According to the National Sleep Foundation, young children need around 11 to 12 hours of sleep each night, teens need between 8.5 and 9.25 hours and the average adult needs only between seven and nine hours per night. If your kids aren't getting this amount of sleep, consider these three tips to help ensure they get the rest they need to feel and learn their best.
- Create a bedtime routine. This is particularly important for preschool and elementary-age kids because they thrive off of knowing what to expect. This may include a snack, bath, storytime, snuggles and lights out.
- Adjust bedtime. Many kids go to sleep later than they should. Check out this handy sleep chart that shows you when your child should go to bed based on their age and wake-up time. You might be surprised you need to shift bedtime.
- Create a calm environment. Children's bedrooms are often full of stimulation. A quiet, dark, cool room will help your child sleep best. Use black-out curtains/shades if necessary, remove toy temptations and keep tabs on the thermostat.

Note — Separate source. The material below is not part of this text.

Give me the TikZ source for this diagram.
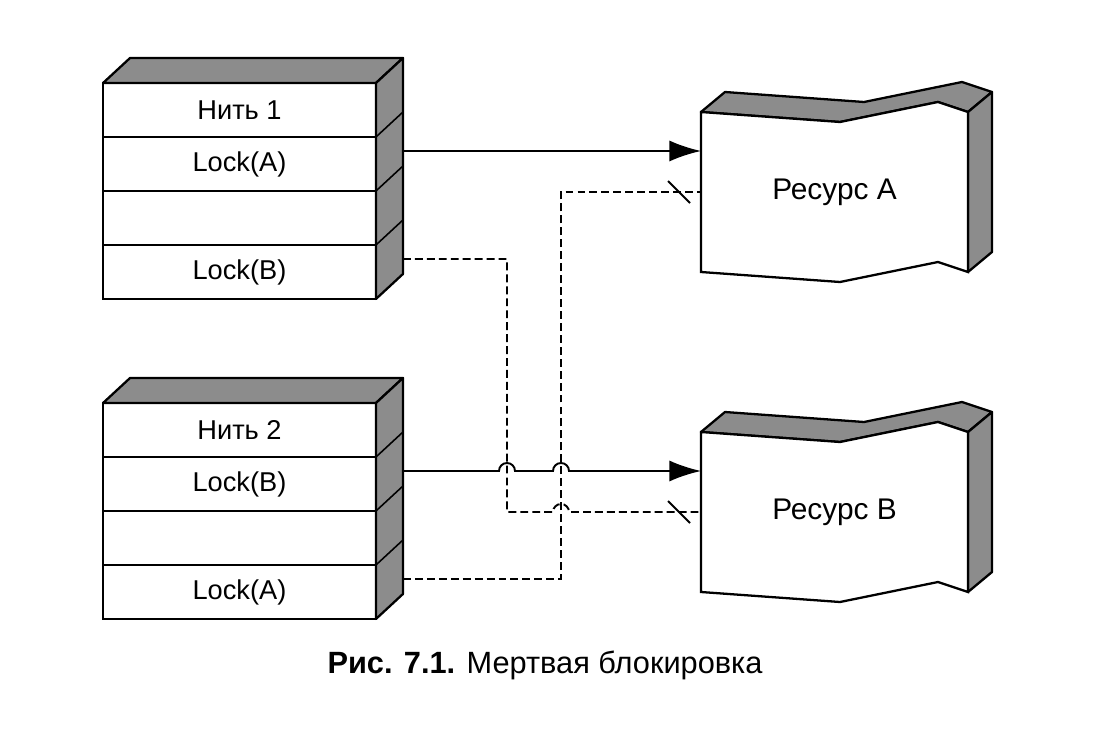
\documentclass[tikz,border=0pt]{standalone}
\usepackage{fontspec}
\setmainfont{Liberation Sans}
\usetikzlibrary{arrows.meta,positioning,calc}
\tikzstyle{arrow} = [line width=1.1pt,-{Latex[length=18pt,width=12pt]}]
\tikzstyle{waitline} = [line width=1.1pt,dash pattern=on 4.5pt off 2.3pt]
\tikzstyle{slash} = [line width=1.1pt]
\tikzstyle{row} = [draw,line width=1.3pt,fill=white,outer sep=0pt,minimum width=5.46cm,minimum height=1.08cm,font=\fontsize{15.5}{18}\selectfont]
\tikzstyle{face} = [draw,line width=1.3pt,fill=black!45,line join=round]
\tikzstyle{resource} = [inner sep=0pt,outer sep=0pt,minimum width=5.34cm,minimum height=3.2cm,font=\fontsize{17}{20}\selectfont]

\begin{document}
\begin{tikzpicture}[x=0.02cm,y=-0.02cm]
\useasboundingbox (0,0) rectangle (1102,740);

% threads
\foreach \t/\y/\p/\q in {1/0/A/B,2/320/B/A}{
    \node[row] (thread\t) at (239.5,110+\y) {Нить \t};
    \node[row,below=0pt of thread\t] (t\t-first) {Lock(\p)};
    \node[row,below=0pt of t\t-first] (t\t-gap) {};
    \node[row,below=0pt of t\t-gap] (t\t-second) {Lock(\q)};
    \draw[face] (thread\t.north west) -- ++(27,-25) -- ++(273,0) -- (thread\t.north east) -- cycle;
    \draw[face] (thread\t.north east) -- ++(27,-25) -- ($(t\t-second.south east)+(27,-25)$) -- (t\t-second.south east) -- cycle;
    \foreach \r in {thread\t,t\t-first,t\t-gap}
        \draw[line width=0.9pt] (\r.south east) -- ++(27,-25);
    \coordinate (t\t-out1) at ([xshift=0.54cm,yshift=0.26cm]t\t-first.east);
    \coordinate (t\t-out2) at ([xshift=0.54cm,yshift=0.26cm]t\t-second.east);
}

% resources
\foreach \r/\y in {A/0,B/320}{
    \begin{scope}[shift={(701,112+\y)}]
        \draw[face] (0,0) -- (139,10) -- (237,-10) -- (267,0) -- (291,-20) -- (261,-30) -- (163,-10) -- (24,-20) -- cycle;
        \draw[face] (267,0) -- (291,-20) -- (291,140) -- (267,160) -- cycle;
        \draw[line width=1.3pt,fill=white] (0,0) -- (139,10) -- (237,-10) -- (267,0) -- (267,160) -- (237,150) -- (139,170) -- (0,160) -- cycle;
    \end{scope}
    \node[resource] (res\r) at (834.5,192+\y) {Ресурс \r};
}

\coordinate (lane1) at (507,0);
\coordinate (lane2) at (561,0);

% locks held
\draw[arrow] (t1-out1) -- (t1-out1 -| resA.west);
\draw[arrow] (t2-out1) -- ($(t2-out1 -| lane1)+(-8,0)$) arc[start angle=180,end angle=0,radius=0.16cm]
    -- ($(t2-out1 -| lane2)+(-8,0)$) arc[start angle=180,end angle=0,radius=0.16cm] -- (t2-out1 -| resB.west);

% locks waited for
\draw[waitline] (t1-out2) -- (t1-out2 -| lane1) -- (lane1 |- resB.west)
    -- ($(lane2 |- resB.west)+(-8,0)$) arc[start angle=180,end angle=0,radius=0.16cm] -- (resB.west);
\draw[waitline] (t2-out2) -- (t2-out2 -| lane2) -- (lane2 |- resA.west) -- (resA.west);
\foreach \r in {A,B}
    \draw[slash] ($(res\r.west)+(-33,-11)$) -- ($(res\r.west)+(-11,11)$);

\node[font=\fontsize{17.5}{21}\selectfont] (caption) at (545,665) {\textbf{Рис. 7.1.} Мертвая блокировка};
\end{tikzpicture}
\end{document}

- Supplement with naps. After the age of 5, most kids will have dropped their nap. Even if your child no longer naps regularly, if they have a tough night, don't be afraid to encourage an afternoon rest. A nap is a good way to fill in sleep gaps when necessary.
Sleep helps keep kids healthy, happy, and now we know smart, too! Make sleep a priority for your family and you'll get the best from them each and every day.